Perché il telescopio James Webb è unico nella ricerca di supernove remote.
La sensibilità del telescopio James Webb nella banda infrarossa lo rende “unico” nella ricerca di supernovae remote. Sappiamo che l’Universo è in espansione (ciascun oggetto astronomico si allontana da tutti gli altri) e che quanto più lontani sono gli oggetti astronomici (stelle, galassie, ammassi di galassie,...) tanto maggiore è la velocità di allontanamento.
Per “effetto Doppler” la radiazione elettromagnetica emessa da oggetti in allontanamento si sposta verso il rosso, cioè verso lunghezze d’onda maggiore. Questo fenomeno è chiamato “redshift”. Di contro, oggetti in avvicinamento hanno lo spettro elettromagnetico spostato verso il blu (blueshift).
Esiste una relazione lineare tra distanza di un oggetto dalla Terra e lo spostamento verso il rosso della radiazione da questo emessa.
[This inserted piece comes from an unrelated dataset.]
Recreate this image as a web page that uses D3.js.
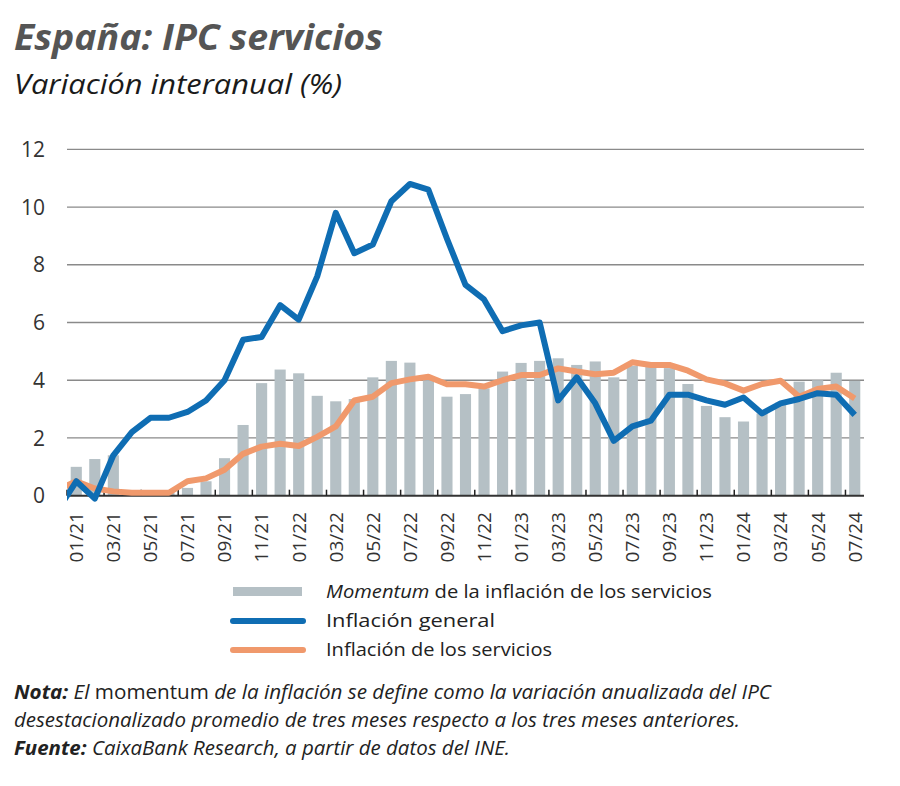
<!DOCTYPE html>
<html><head><meta charset="utf-8">
<script src="https://cdn.jsdelivr.net/npm/d3@7"></script>
<style>
body{margin:0;background:#fff;}
svg{display:block;font-family:"Open Sans","Noto Sans",sans-serif;}
</style></head>
<body><svg id="c" width="900" height="786"></svg>
<script>
const months = ["01/21","02/21","03/21","04/21","05/21","06/21","07/21","08/21","09/21","10/21","11/21","12/21",
"01/22","02/22","03/22","04/22","05/22","06/22","07/22","08/22","09/22","10/22","11/22","12/22",
"01/23","02/23","03/23","04/23","05/23","06/23","07/23","08/23","09/23","10/23","11/23","12/23",
"01/24","02/24","03/24","04/24","05/24","06/24","07/24"];
const momentum = [1.0,1.27,1.4,0.15,0.1,0.1,0.27,0.5,1.3,2.45,3.9,4.37,
4.24,3.46,3.27,3.35,4.1,4.67,4.61,4.0,3.43,3.52,3.72,4.3,
4.6,4.67,4.76,4.53,4.65,4.1,4.5,4.47,4.42,3.87,3.11,2.72,
2.57,2.85,3.22,3.95,4.0,4.26,3.98];
// previous month (12/20) values, so the lines enter from the left edge
const prevMonth = "12/20";
const generalPrev = -0.5;
const servicesPrev = 0.2;
const general = [0.5,-0.1,1.4,2.2,2.7,2.7,2.9,3.3,4.0,5.4,5.5,6.6,
6.1,7.6,9.8,8.4,8.7,10.2,10.8,10.6,8.9,7.3,6.8,5.7,
5.9,6.0,3.3,4.1,3.2,1.9,2.4,2.6,3.5,3.5,3.3,3.15,
3.4,2.85,3.2,3.35,3.55,3.5,2.8];
const services = [0.5,0.25,0.15,0.1,0.1,0.1,0.5,0.6,0.9,1.45,1.7,1.8,
1.72,2.04,2.4,3.3,3.43,3.9,4.03,4.12,3.86,3.86,3.78,4.0,
4.18,4.18,4.41,4.3,4.21,4.26,4.62,4.53,4.53,4.33,4.03,3.89,
3.64,3.87,3.98,3.43,3.7,3.78,3.37];
const yTicks = [0,2,4,6,8,10,12];
const legendLabels = ["Momentum"," de la inflación de los servicios","Inflación general","Inflación de los servicios"];

const svg = d3.select("#c");
const L = 67, R = 864, T = 149.3, B = 495.7;
const x = d3.scaleBand().domain(months).range([L, R]).paddingInner(0.4).paddingOuter(0.2);
const step = x.step();
const cx = d => x(d) + x.bandwidth()/2;
const y = d3.scaleLinear().domain([0, 12]).range([B, T]);

const colBar = "#b5c0c5", colBlue = "#0f6db3", colOrange = "#f0996c";

// title
svg.append("text").attr("x", 14).attr("y", 50).attr("font-size", 35).attr("font-weight", 700)
  .attr("font-style", "italic").attr("fill", "#555").attr("textLength", 369).attr("lengthAdjust","spacingAndGlyphs")
  .text("España: IPC servicios");
svg.append("text").attr("x", 14).attr("y", 94).attr("font-size", 27).attr("font-style", "italic")
  .attr("fill", "#1a1a1a").attr("textLength", 328).attr("lengthAdjust","spacingAndGlyphs")
  .text("Variación interanual (%)");

// gridlines
svg.append("g").selectAll("line").data(yTicks.filter(d => d > 0)).join("line")
  .attr("x1", L).attr("x2", R).attr("y1", d => y(d)).attr("y2", d => y(d))
  .attr("stroke", "#8a8a8a").attr("stroke-width", 1.3);

// y labels
svg.append("g").selectAll("text").data(yTicks).join("text")
  .attr("x", 45).attr("y", d => y(d)).attr("dy", "0.36em").attr("text-anchor", "end")
  .attr("font-size", 21).attr("fill", "#333").text(d => d);

// bars
svg.append("g").selectAll("rect").data(months).join("rect")
  .attr("x", d => x(d)).attr("width", x.bandwidth())
  .attr("y", (d, i) => y(momentum[i])).attr("height", (d, i) => y(0) - y(momentum[i]))
  .attr("fill", colBar);

// axis
svg.append("line").attr("x1", L).attr("x2", R).attr("y1", y(0)).attr("y2", y(0))
  .attr("stroke", "#333").attr("stroke-width", 2);
const tickMonths = months.filter((d, i) => i % 2 === 0);
svg.append("g").selectAll("line").data(tickMonths).join("line")
  .attr("x1", d => cx(d) - step/2).attr("x2", d => cx(d) - step/2)
  .attr("y1", y(0)).attr("y2", y(0) - 6).attr("stroke", "#222").attr("stroke-width", 1.5);
svg.append("g").selectAll("text").data(tickMonths).join("text")
  .attr("transform", d => `translate(${cx(d)},512) rotate(-90)`)
  .attr("dy", "0.36em").attr("text-anchor", "end").attr("font-size", 19).attr("fill", "#333")
  .text(d => d);

// lines
svg.append("clipPath").attr("id", "clip").append("rect")
  .attr("x", L).attr("y", 0).attr("width", R - L + 10).attr("height", 786);
const allX = [cx(months[0]) - step].concat(months.map(cx));
const line = d3.line().x(d => d[0]).y(d => y(d[1])).curve(d3.curveLinear);
const gData = [generalPrev].concat(general).map((v, i) => [allX[i], v]);
const sData = [servicesPrev].concat(services).map((v, i) => [allX[i], v]);
const lg = svg.append("g").attr("clip-path", "url(#clip)");
lg.append("path").datum(sData).attr("d", line).attr("fill", "none").attr("stroke", colOrange)
  .attr("stroke-width", 6).attr("stroke-linejoin", "round");
lg.append("path").datum(gData).attr("d", line).attr("fill", "none").attr("stroke", colBlue)
  .attr("stroke-width", 6).attr("stroke-linejoin", "round");

// legend
const lgd = svg.append("g");
lgd.append("rect").attr("x", 233).attr("y", 587).attr("width", 69).attr("height", 9).attr("fill", colBar);
lgd.append("line").attr("x1", 233).attr("x2", 303).attr("y1", 621).attr("y2", 621)
  .attr("stroke", colBlue).attr("stroke-width", 6).attr("stroke-linecap", "round");
lgd.append("line").attr("x1", 233).attr("x2", 303).attr("y1", 650).attr("y2", 650)
  .attr("stroke", colOrange).attr("stroke-width", 6).attr("stroke-linecap", "round");
const t1 = lgd.append("text").attr("x", 326).attr("y", 598).attr("font-size", 19).attr("fill", "#222")
  .attr("textLength", 386).attr("lengthAdjust","spacingAndGlyphs");
t1.append("tspan").attr("font-style", "italic").text(legendLabels[0]);
t1.append("tspan").text(legendLabels[1]);
lgd.append("text").attr("x", 326).attr("y", 627).attr("font-size", 19).attr("fill", "#222")
  .attr("textLength", 169).attr("lengthAdjust","spacingAndGlyphs").text(legendLabels[2]);
lgd.append("text").attr("x", 326).attr("y", 656).attr("font-size", 19).attr("fill", "#222")
  .attr("textLength", 226).attr("lengthAdjust","spacingAndGlyphs").text(legendLabels[3]);

// notes
const n1 = svg.append("text").attr("x", 14).attr("y", 699).attr("font-size", 20).attr("fill", "#222")
  .attr("textLength", 757).attr("lengthAdjust","spacingAndGlyphs");
n1.append("tspan").attr("font-weight", 700).attr("font-style", "italic").text("Nota:");
n1.append("tspan").attr("font-style", "italic").text(" El ");
n1.append("tspan").text("momentum");
n1.append("tspan").attr("font-style", "italic").text(" de la inflación se define como la variación anualizada del IPC");
svg.append("text").attr("x", 14).attr("y", 727).attr("font-size", 20).attr("fill", "#222")
  .attr("font-style", "italic").attr("textLength", 726).attr("lengthAdjust","spacingAndGlyphs")
  .text("desestacionalizado promedio de tres meses respecto a los tres meses anteriores.");
const n3 = svg.append("text").attr("x", 14).attr("y", 755).attr("font-size", 20).attr("fill", "#222")
  .attr("textLength", 496).attr("lengthAdjust","spacingAndGlyphs");
n3.append("tspan").attr("font-weight", 700).attr("font-style", "italic").text("Fuente:");
n3.append("tspan").attr("font-style", "italic").text(" CaixaBank Research, a partir de datos del INE.");
</script></body></html>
Lo spostamento viene misurato in unità z (la variazione relativa di lunghezza d'onda).
Grazie a questa nota relazione, una volta misurato lo z di un oggetto astronomico, quindi il suo redshift, si ricava la distanza a cui si trova rispetto alla Terra.
Le supernovae che si trovano a distanze cosmologiche, quindi con elevate velocità di allontanamento per l’espansione dell’Universo, hanno la propria radiazione molto spostata verso il rosso.
Queste quindi diventano invisibili nella banda del visibile e diventano visibili nella banda infrarossa.
Grazie alla sua sensibilità alla radiazione infrarossa James Webb è riuscito a scoprire un numero di supernovae a redshift maggiore di 2 (il che significa a distanze cosmologiche) ben 10 volte superiore alle poche finora note.
Si tratta perlopiù di stelle massicce esplose come supernovae quando l’Universo aveva un’età inferiore ai 2 miliardi di anni, invisibili agli occhi del telescopio Hubble, che osserva nel visibile, invece ben visibili agli occhi “infrerossi” di James Webb.
La futura caratterizzazione di queste supernovae e la loro classificazione tra tipo Ia e II aiuterà con le prime (tipo Ia) a migliorare la relazione tra distanza e redshift, mentre con le seconde (tipo II) a comprendere meglio il tasso di formazione di stelle massicce nel giovane Universo.